- _DATASET EXTRACT_
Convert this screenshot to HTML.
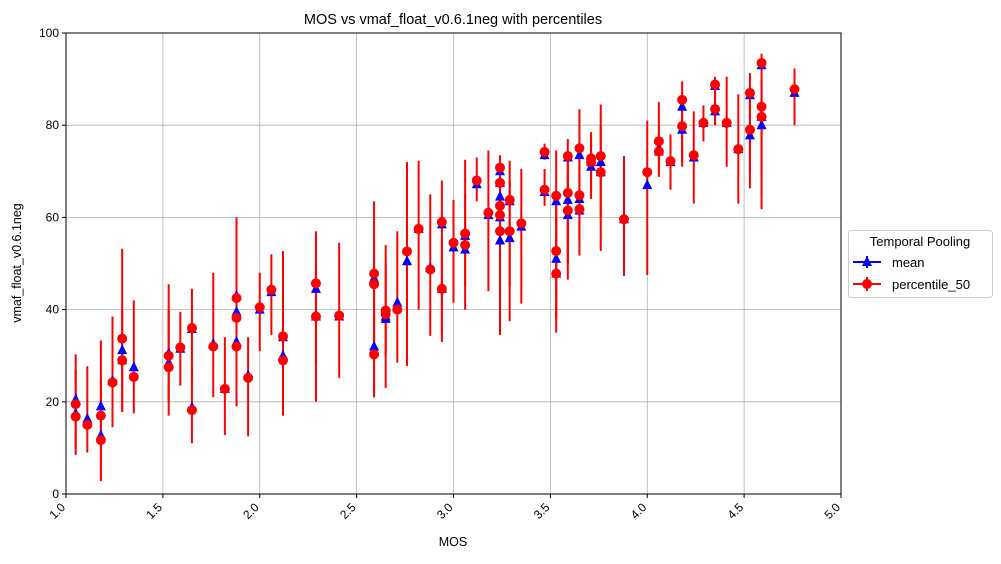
<!DOCTYPE html>
<html><head><meta charset="utf-8"><style>
body{margin:0;background:#fff;}
svg{font-family:"Liberation Sans","DejaVu Sans",sans-serif;}
</style></head><body>
<svg id="c" width="1001" height="559" xmlns="http://www.w3.org/2000/svg"></svg>
<script>
const mos =   [1.05,1.05,1.11,1.18,1.18,1.24,1.29,1.29,1.35,1.53,1.53,1.59,1.65,1.65,1.76,1.82,1.88,1.88,1.88,1.94,2.0,2.06,2.12,2.12,2.29,2.29,2.41,2.59,2.59,2.59,2.65,2.65,2.71,2.76,2.82,2.88,2.94,2.94,3.0,3.06,3.06,3.12,3.18,3.24,3.24,3.24,3.24,3.24,3.29,3.29,3.35,3.47,3.47,3.53,3.53,3.53,3.59,3.59,3.59,3.65,3.65,3.65,3.71,3.71,3.76,3.76,3.88,4.0,4.06,4.06,4.12,4.18,4.18,4.24,4.29,4.35,4.35,4.41,4.47,4.53,4.53,4.59,4.59,4.59,4.76];
const meanV = [20.5,17.5,16.3,19,12.7,24.5,31.2,29,27.5,30.5,28.5,31.5,35.8,18.8,32.5,22.8,43,39.5,33,25.7,40,43.8,34,30,44.5,38.5,38.5,46.8,46,32,38,38.5,41.5,50.5,57.5,49,58.5,44.5,53.5,56,53,67.2,60.5,70,67.5,64.5,60,55,63.5,55.5,58,73.5,65.5,63.5,51,47.8,73,63.8,60.5,73.5,64,61.5,71,72,72,69.8,59.6,67,75,74.3,72,84,79,73,80.5,88.5,83,80.5,74.8,86.5,77.8,93,80,81.8,87];
const p50V =  [19.5,16.8,15,17,11.7,24.2,33.7,29,25.4,30,27.5,31.8,36,18.2,32,22.8,42.5,38.2,32,25.2,40.5,44.3,34.2,29,45.7,38.5,38.7,47.8,45.5,30.3,39.8,39,40,52.6,57.5,48.7,59,44.5,54.5,56.5,54,68,61,70.8,67.5,62.5,60.5,57,63.8,57,58.7,74.2,66,64.7,52.7,47.8,73.3,65.3,61.5,75,64.8,61.8,72.8,72,73.3,69.8,59.6,69.8,76.5,74.3,72.2,85.5,79.8,73.5,80.5,88.8,83.5,80.5,74.8,87,79,93.5,84,81.8,87.8];
const errLo = [8.5,10,9,2.8,3,14.5,17.8,18,17.5,17,20,23.5,25,11,21,12.8,19,25,24,12.5,31,34.5,17,20,20,28,25.2,21,30,22,23,30,28.5,27.8,40,34.3,33,35,41.5,40,45,63.5,44,34.5,50,45,45,40,37.5,45,41.3,72.5,62.5,35,40,38,46.5,50,50,51.7,55,55,64,66,52.7,60,47.3,47.5,68.8,70,66,71,72,63,76.5,80,80,71,63,66.3,70,61.8,65,70,80];
const errHi = [30.3,27,27.7,33.3,25,38.5,53.2,40,42,45.5,40,39.5,44.5,27,48,34,60,50,45,34,48,52,52.7,45,57,50,54.5,63.5,55,40,54,50,57,72,72.3,65,68,55,63.8,72.5,65,73,74.5,73.5,72,70,68,65,72.3,68,70.5,76,70.5,74.5,65,60,77,72,70,83.5,75,72,78.5,77,84.5,80,73.3,81,85,80,78,89.5,85,83,84.3,90.5,88,90.5,86.7,91.3,85,95.5,90,90,92.3];
const xTicks = [1.0,1.5,2.0,2.5,3.0,3.5,4.0,4.5,5.0];
const yTicks = [0,20,40,60,80,100];

const L=66,R=841,T=33,B=494;
const X=v=>L+(v-1)/4*(R-L);
const Y=v=>B-v/100*(B-T);
const svg=document.getElementById('c');
const NS='http://www.w3.org/2000/svg';
function mk(tag,attrs,parent){const e=document.createElementNS(NS,tag);for(const k in attrs)e.setAttribute(k,attrs[k]);(parent||svg).appendChild(e);return e;}

const grid=mk('g',{});


xTicks.forEach(t=>{mk('line',{x1:X(t),x2:X(t),y1:T,y2:B,stroke:'#b0b0b0','stroke-width':0.8},grid);});
yTicks.forEach(t=>{mk('line',{x1:L,x2:R,y1:Y(t),y2:Y(t),stroke:'#b0b0b0','stroke-width':0.8},grid);});

const errs=mk('g',{});


mos.forEach((m,i)=>{mk('line',{x1:X(m),x2:X(m),y1:Y(errLo[i]),y2:Y(errHi[i]),stroke:'#ff0000','stroke-width':2},errs);});

const means=mk('g',{});


mos.forEach((m,i)=>{const x=X(m),y=Y(meanV[i]);
 const p=mk('polygon',{points:`${x},${y-6} ${x-5},${y+4} ${x+5},${y+4}`,fill:'#0000ff'},means);
 
 });

const meds=mk('g',{});


mos.forEach((m,i)=>{
 const c=mk('circle',{cx:X(m),cy:Y(p50V[i]),r:5,fill:'#ff0000'},meds);
 
 });

mk('rect',{x:L,y:T,width:R-L,height:B-T,fill:'none',stroke:'#000','stroke-width':1});

const xa=mk('g',{});


xTicks.forEach(t=>{const x=X(t);mk('line',{x1:x,x2:x,y1:B,y2:B+4,stroke:'#000'},xa);
 const tx=mk('text',{x:x,y:B+14,'font-size':12,'text-anchor':'end',transform:`rotate(-45 ${x} ${B+14})`},xa);tx.textContent=t.toFixed(1);
 
 });
const ya=mk('g',{});


yTicks.forEach(t=>{const y=Y(t);mk('line',{x1:L-4,x2:L,y1:y,y2:y,stroke:'#000'},ya);
 const tx=mk('text',{x:L-7,y:y+4,'font-size':12,'text-anchor':'end'},ya);tx.textContent=t;
 
 });
</script>
<svg style="position:absolute;left:0;top:0" width="1001" height="559" xmlns="http://www.w3.org/2000/svg">
<text x="453" y="24" font-size="14.5" text-anchor="middle" font-family="Liberation Sans, sans-serif">MOS vs vmaf_float_v0.6.1neg with percentiles</text>
<text x="453" y="546" font-size="12.5" text-anchor="middle" font-family="Liberation Sans, sans-serif">MOS</text>
<text x="21" y="263" font-size="12.5" text-anchor="middle" transform="rotate(-90 21 263)" font-family="Liberation Sans, sans-serif">vmaf_float_v0.6.1neg</text>
<g font-family="Liberation Sans, sans-serif">
<rect x="848.5" y="230.5" width="144" height="67" rx="3" fill="#fff" stroke="#ccc"/>
<text x="920" y="246" font-size="13" text-anchor="middle">Temporal Pooling</text>
<g>
<line x1="853" x2="881" y1="262" y2="262" stroke="#0000ff" stroke-width="2"/>
<line x1="867" x2="867" y1="256" y2="268" stroke="#0000ff" stroke-width="2"/>
<polygon points="867,256 862,266 872,266" fill="#0000ff"/>
<text x="892" y="267" font-size="13">mean</text></g>
<g>
<line x1="853" x2="881" y1="284" y2="284" stroke="#ff0000" stroke-width="2"/>
<line x1="867" x2="867" y1="277" y2="291" stroke="#ff0000" stroke-width="2"/>
<circle cx="867" cy="284" r="5" fill="#ff0000"/>
<text x="892" y="289" font-size="13">percentile_50</text></g>
</g>
</svg>
</body></html>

- _REQUIREMENTS_
Reproduce only the lines from the beginning of the data through the line that contains "const yTicks = [0,20,40,60,80,100];", both included, and please drop the pictures.

- _OUTPUT FOR THIS TASK_
Convert this screenshot to HTML.
<!DOCTYPE html>
<html><head><meta charset="utf-8"><style>
body{margin:0;background:#fff;}
svg{font-family:"Liberation Sans","DejaVu Sans",sans-serif;}
</style></head><body>
<svg id="c" width="1001" height="559" xmlns="http://www.w3.org/2000/svg"></svg>
<script>
const mos =   [1.05,1.05,1.11,1.18,1.18,1.24,1.29,1.29,1.35,1.53,1.53,1.59,1.65,1.65,1.76,1.82,1.88,1.88,1.88,1.94,2.0,2.06,2.12,2.12,2.29,2.29,2.41,2.59,2.59,2.59,2.65,2.65,2.71,2.76,2.82,2.88,2.94,2.94,3.0,3.06,3.06,3.12,3.18,3.24,3.24,3.24,3.24,3.24,3.29,3.29,3.35,3.47,3.47,3.53,3.53,3.53,3.59,3.59,3.59,3.65,3.65,3.65,3.71,3.71,3.76,3.76,3.88,4.0,4.06,4.06,4.12,4.18,4.18,4.24,4.29,4.35,4.35,4.41,4.47,4.53,4.53,4.59,4.59,4.59,4.76];
const meanV = [20.5,17.5,16.3,19,12.7,24.5,31.2,29,27.5,30.5,28.5,31.5,35.8,18.8,32.5,22.8,43,39.5,33,25.7,40,43.8,34,30,44.5,38.5,38.5,46.8,46,32,38,38.5,41.5,50.5,57.5,49,58.5,44.5,53.5,56,53,67.2,60.5,70,67.5,64.5,60,55,63.5,55.5,58,73.5,65.5,63.5,51,47.8,73,63.8,60.5,73.5,64,61.5,71,72,72,69.8,59.6,67,75,74.3,72,84,79,73,80.5,88.5,83,80.5,74.8,86.5,77.8,93,80,81.8,87];
const p50V =  [19.5,16.8,15,17,11.7,24.2,33.7,29,25.4,30,27.5,31.8,36,18.2,32,22.8,42.5,38.2,32,25.2,40.5,44.3,34.2,29,45.7,38.5,38.7,47.8,45.5,30.3,39.8,39,40,52.6,57.5,48.7,59,44.5,54.5,56.5,54,68,61,70.8,67.5,62.5,60.5,57,63.8,57,58.7,74.2,66,64.7,52.7,47.8,73.3,65.3,61.5,75,64.8,61.8,72.8,72,73.3,69.8,59.6,69.8,76.5,74.3,72.2,85.5,79.8,73.5,80.5,88.8,83.5,80.5,74.8,87,79,93.5,84,81.8,87.8];
const errLo = [8.5,10,9,2.8,3,14.5,17.8,18,17.5,17,20,23.5,25,11,21,12.8,19,25,24,12.5,31,34.5,17,20,20,28,25.2,21,30,22,23,30,28.5,27.8,40,34.3,33,35,41.5,40,45,63.5,44,34.5,50,45,45,40,37.5,45,41.3,72.5,62.5,35,40,38,46.5,50,50,51.7,55,55,64,66,52.7,60,47.3,47.5,68.8,70,66,71,72,63,76.5,80,80,71,63,66.3,70,61.8,65,70,80];
const errHi = [30.3,27,27.7,33.3,25,38.5,53.2,40,42,45.5,40,39.5,44.5,27,48,34,60,50,45,34,48,52,52.7,45,57,50,54.5,63.5,55,40,54,50,57,72,72.3,65,68,55,63.8,72.5,65,73,74.5,73.5,72,70,68,65,72.3,68,70.5,76,70.5,74.5,65,60,77,72,70,83.5,75,72,78.5,77,84.5,80,73.3,81,85,80,78,89.5,85,83,84.3,90.5,88,90.5,86.7,91.3,85,95.5,90,90,92.3];
const xTicks = [1.0,1.5,2.0,2.5,3.0,3.5,4.0,4.5,5.0];
const yTicks = [0,20,40,60,80,100];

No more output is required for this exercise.